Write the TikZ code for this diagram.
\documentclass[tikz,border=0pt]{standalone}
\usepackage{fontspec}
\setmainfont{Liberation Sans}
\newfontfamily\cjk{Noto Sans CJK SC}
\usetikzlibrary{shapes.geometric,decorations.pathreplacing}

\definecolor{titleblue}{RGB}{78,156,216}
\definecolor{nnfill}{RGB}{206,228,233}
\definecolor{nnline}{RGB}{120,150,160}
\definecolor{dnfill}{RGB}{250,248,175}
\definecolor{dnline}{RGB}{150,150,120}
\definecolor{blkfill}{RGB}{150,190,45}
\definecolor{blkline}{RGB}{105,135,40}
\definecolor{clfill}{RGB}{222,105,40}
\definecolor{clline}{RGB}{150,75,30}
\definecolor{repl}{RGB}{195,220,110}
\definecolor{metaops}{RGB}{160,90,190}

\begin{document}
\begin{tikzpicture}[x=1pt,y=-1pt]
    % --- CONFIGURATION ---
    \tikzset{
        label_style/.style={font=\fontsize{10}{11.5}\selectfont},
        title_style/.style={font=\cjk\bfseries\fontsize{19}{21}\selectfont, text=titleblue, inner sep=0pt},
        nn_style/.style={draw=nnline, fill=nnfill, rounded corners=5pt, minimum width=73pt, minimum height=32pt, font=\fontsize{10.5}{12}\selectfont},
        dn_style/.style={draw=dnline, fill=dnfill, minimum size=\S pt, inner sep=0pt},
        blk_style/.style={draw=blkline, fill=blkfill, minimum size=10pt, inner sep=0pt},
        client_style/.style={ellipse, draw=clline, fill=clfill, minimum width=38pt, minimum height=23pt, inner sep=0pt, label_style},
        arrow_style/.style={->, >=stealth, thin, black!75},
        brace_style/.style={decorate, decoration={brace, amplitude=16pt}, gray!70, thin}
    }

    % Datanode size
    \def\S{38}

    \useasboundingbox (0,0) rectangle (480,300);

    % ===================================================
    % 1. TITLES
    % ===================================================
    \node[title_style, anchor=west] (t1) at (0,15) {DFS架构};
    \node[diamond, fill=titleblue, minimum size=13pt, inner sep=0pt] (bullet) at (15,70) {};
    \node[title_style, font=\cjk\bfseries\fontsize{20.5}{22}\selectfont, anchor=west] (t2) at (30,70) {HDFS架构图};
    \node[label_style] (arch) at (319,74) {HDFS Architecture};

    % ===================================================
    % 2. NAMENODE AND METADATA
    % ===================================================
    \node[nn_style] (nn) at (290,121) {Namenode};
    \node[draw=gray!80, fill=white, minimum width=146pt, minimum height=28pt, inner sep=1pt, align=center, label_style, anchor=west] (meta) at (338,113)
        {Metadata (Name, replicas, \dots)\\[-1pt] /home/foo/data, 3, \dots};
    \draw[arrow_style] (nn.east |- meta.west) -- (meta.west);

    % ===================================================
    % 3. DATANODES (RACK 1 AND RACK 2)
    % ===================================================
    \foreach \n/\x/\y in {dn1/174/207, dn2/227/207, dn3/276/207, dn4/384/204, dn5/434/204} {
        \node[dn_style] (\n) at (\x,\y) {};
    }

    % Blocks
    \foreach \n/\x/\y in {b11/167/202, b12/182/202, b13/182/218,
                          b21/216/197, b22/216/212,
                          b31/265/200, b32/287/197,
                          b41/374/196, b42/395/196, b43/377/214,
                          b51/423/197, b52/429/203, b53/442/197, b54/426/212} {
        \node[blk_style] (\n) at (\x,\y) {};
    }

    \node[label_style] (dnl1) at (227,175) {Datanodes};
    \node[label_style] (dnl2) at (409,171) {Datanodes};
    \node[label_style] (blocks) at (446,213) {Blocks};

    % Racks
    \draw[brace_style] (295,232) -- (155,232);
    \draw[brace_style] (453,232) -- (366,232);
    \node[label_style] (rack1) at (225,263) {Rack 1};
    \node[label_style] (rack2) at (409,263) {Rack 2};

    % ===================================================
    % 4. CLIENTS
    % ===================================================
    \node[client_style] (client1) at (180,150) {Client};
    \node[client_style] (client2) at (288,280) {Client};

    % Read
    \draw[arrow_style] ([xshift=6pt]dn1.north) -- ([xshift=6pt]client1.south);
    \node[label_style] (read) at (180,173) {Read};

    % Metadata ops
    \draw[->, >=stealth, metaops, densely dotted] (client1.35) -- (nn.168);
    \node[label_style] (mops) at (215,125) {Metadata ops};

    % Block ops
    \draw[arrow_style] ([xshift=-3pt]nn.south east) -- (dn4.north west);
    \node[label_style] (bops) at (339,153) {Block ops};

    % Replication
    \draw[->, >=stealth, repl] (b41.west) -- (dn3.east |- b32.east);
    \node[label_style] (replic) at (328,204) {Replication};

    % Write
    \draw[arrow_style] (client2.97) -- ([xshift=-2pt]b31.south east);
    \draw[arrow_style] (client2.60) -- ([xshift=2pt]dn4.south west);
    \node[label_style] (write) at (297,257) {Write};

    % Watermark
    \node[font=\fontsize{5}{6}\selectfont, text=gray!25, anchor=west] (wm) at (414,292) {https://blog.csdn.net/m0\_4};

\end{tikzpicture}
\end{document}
---
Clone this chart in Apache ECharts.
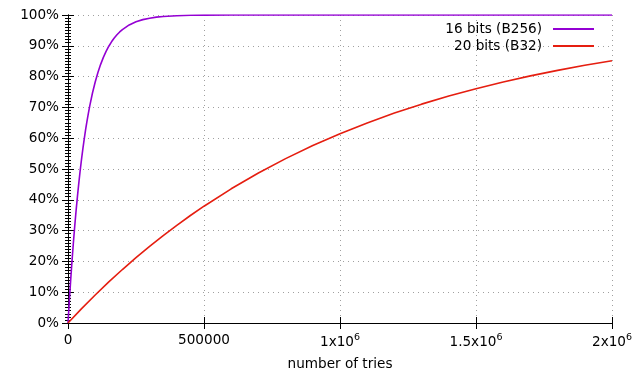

WHAT IS REQUIRED: Look for the word "this" and return every line where it occurs.

RESULT BELOW:
Write the TikZ code for this diagram.
Clone this chart in Apache ECharts.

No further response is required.